● **WHAT THE TASK REQUIRES**
Everything from the first line down to the line containing "from matplotlib.patches import Rectangle" is to be retyped exactly, both ends included, with pictures left out.

● **INFORMATION PROVIDED**
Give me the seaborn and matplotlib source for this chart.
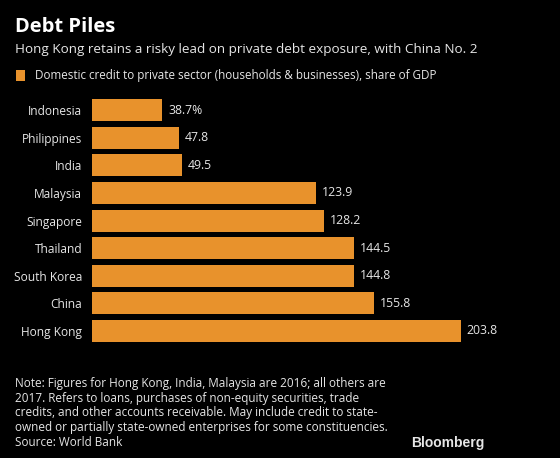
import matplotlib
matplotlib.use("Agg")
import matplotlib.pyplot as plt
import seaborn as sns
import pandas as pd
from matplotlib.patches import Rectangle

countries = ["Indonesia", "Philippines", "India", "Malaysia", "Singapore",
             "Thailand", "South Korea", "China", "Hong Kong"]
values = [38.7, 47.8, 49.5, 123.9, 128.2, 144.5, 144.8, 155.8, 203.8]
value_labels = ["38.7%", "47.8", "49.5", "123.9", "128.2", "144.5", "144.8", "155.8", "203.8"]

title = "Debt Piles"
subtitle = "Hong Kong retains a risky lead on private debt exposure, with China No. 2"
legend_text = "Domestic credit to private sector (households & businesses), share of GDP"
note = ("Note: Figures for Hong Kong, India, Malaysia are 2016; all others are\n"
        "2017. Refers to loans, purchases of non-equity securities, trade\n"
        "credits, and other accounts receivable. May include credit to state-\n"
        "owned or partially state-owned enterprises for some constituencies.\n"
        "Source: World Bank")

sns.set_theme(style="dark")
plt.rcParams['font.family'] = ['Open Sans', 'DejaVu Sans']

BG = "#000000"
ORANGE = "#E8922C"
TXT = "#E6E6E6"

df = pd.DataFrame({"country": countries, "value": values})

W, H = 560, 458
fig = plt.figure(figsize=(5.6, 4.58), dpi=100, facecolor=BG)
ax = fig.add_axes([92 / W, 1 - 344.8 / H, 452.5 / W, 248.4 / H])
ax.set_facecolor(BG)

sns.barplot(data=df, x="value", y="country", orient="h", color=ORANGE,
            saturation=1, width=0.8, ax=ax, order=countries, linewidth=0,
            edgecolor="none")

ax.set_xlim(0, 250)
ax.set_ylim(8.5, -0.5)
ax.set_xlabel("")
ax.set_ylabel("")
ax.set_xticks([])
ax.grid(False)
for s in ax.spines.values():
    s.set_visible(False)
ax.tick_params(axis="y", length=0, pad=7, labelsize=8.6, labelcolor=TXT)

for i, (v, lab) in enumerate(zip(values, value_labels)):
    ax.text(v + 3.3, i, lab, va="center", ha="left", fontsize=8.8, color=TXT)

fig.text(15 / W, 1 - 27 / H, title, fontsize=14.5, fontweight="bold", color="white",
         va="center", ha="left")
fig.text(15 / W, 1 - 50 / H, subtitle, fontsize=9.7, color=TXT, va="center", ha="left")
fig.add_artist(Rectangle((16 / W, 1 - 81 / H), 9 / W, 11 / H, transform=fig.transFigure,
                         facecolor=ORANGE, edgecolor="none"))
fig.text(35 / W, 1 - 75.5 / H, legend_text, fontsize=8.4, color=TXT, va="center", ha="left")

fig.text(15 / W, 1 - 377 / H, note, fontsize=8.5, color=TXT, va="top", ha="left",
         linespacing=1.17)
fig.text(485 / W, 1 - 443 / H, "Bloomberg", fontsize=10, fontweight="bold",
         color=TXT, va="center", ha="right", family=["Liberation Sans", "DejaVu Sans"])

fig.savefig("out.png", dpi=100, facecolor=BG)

● **FINISHED TASK**
Give me the seaborn and matplotlib source for this chart.
import matplotlib
matplotlib.use("Agg")
import matplotlib.pyplot as plt
import seaborn as sns
import pandas as pd
from matplotlib.patches import Rectangle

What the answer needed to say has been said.